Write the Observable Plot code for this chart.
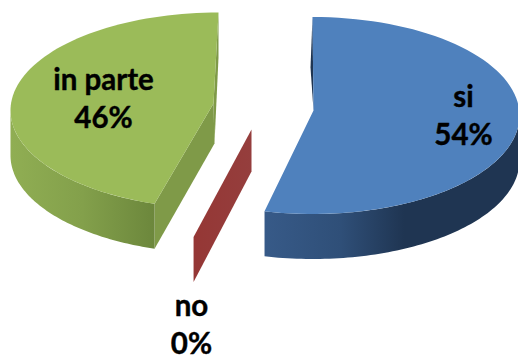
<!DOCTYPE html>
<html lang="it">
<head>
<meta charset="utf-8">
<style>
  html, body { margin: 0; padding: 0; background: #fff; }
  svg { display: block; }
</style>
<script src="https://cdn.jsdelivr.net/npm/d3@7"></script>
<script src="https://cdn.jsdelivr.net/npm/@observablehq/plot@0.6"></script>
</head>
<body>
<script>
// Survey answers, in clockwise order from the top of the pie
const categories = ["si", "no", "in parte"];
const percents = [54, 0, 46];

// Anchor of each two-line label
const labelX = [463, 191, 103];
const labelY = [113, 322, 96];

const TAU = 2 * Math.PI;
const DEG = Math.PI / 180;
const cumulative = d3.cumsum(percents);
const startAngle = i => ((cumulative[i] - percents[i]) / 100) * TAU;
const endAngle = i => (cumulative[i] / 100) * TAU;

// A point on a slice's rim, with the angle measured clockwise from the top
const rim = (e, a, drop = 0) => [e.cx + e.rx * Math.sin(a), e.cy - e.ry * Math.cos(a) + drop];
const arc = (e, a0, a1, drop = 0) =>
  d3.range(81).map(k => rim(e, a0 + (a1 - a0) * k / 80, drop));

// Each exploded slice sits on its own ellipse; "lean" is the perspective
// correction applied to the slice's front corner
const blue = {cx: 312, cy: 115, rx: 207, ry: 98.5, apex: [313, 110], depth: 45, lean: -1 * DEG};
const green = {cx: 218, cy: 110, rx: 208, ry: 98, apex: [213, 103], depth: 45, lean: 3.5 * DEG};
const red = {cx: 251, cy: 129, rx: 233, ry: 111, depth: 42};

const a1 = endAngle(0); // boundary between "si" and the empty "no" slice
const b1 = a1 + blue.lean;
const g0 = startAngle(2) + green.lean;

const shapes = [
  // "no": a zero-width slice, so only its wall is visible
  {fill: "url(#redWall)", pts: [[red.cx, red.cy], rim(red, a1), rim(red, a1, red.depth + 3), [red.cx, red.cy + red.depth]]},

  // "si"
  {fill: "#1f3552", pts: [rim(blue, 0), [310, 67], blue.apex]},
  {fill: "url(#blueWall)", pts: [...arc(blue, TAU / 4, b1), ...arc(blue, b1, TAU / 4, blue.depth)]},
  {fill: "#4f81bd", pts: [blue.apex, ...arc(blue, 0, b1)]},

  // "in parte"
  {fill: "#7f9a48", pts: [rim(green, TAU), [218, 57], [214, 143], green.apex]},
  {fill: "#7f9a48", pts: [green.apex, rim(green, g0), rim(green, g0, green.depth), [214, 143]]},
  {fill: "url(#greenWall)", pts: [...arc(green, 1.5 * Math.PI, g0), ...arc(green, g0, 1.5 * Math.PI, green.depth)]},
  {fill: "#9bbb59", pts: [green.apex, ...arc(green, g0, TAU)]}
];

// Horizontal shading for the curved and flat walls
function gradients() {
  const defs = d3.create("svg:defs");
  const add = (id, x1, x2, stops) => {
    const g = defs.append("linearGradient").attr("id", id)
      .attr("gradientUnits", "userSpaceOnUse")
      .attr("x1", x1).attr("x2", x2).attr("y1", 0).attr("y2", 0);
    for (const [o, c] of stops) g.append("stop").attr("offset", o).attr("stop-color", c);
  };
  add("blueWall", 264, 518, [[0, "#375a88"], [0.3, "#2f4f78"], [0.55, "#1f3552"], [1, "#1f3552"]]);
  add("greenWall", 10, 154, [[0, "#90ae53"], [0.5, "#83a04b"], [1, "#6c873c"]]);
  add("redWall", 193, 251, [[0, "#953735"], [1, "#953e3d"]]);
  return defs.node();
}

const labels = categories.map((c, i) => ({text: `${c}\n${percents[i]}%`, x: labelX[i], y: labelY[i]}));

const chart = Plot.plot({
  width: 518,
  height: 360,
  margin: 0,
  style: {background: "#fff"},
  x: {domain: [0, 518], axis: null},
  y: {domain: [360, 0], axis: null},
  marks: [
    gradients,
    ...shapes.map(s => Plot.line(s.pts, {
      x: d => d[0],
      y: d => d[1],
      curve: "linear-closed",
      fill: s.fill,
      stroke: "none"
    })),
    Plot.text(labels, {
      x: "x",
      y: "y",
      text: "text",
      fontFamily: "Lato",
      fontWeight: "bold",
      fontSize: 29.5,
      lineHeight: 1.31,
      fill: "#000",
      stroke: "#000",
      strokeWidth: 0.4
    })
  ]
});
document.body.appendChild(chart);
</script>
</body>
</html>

__Set problem__: Starting at the top of the listing above, please restate word for word each line up to and including the one that holds "rim(red, a1, red.depth", omitting every image.

__Reply to the task__:
Write the Observable Plot code for this chart.
<!DOCTYPE html>
<html lang="it">
<head>
<meta charset="utf-8">
<style>
  html, body { margin: 0; padding: 0; background: #fff; }
  svg { display: block; }
</style>
<script src="https://cdn.jsdelivr.net/npm/d3@7"></script>
<script src="https://cdn.jsdelivr.net/npm/@observablehq/plot@0.6"></script>
</head>
<body>
<script>
// Survey answers, in clockwise order from the top of the pie
const categories = ["si", "no", "in parte"];
const percents = [54, 0, 46];

// Anchor of each two-line label
const labelX = [463, 191, 103];
const labelY = [113, 322, 96];

const TAU = 2 * Math.PI;
const DEG = Math.PI / 180;
const cumulative = d3.cumsum(percents);
const startAngle = i => ((cumulative[i] - percents[i]) / 100) * TAU;
const endAngle = i => (cumulative[i] / 100) * TAU;

// A point on a slice's rim, with the angle measured clockwise from the top
const rim = (e, a, drop = 0) => [e.cx + e.rx * Math.sin(a), e.cy - e.ry * Math.cos(a) + drop];
const arc = (e, a0, a1, drop = 0) =>
  d3.range(81).map(k => rim(e, a0 + (a1 - a0) * k / 80, drop));

// Each exploded slice sits on its own ellipse; "lean" is the perspective
// correction applied to the slice's front corner
const blue = {cx: 312, cy: 115, rx: 207, ry: 98.5, apex: [313, 110], depth: 45, lean: -1 * DEG};
const green = {cx: 218, cy: 110, rx: 208, ry: 98, apex: [213, 103], depth: 45, lean: 3.5 * DEG};
const red = {cx: 251, cy: 129, rx: 233, ry: 111, depth: 42};

const a1 = endAngle(0); // boundary between "si" and the empty "no" slice
const b1 = a1 + blue.lean;
const g0 = startAngle(2) + green.lean;

const shapes = [
  // "no": a zero-width slice, so only its wall is visible
  {fill: "url(#redWall)", pts: [[red.cx, red.cy], rim(red, a1), rim(red, a1, red.depth + 3), [red.cx, red.cy + red.depth]]},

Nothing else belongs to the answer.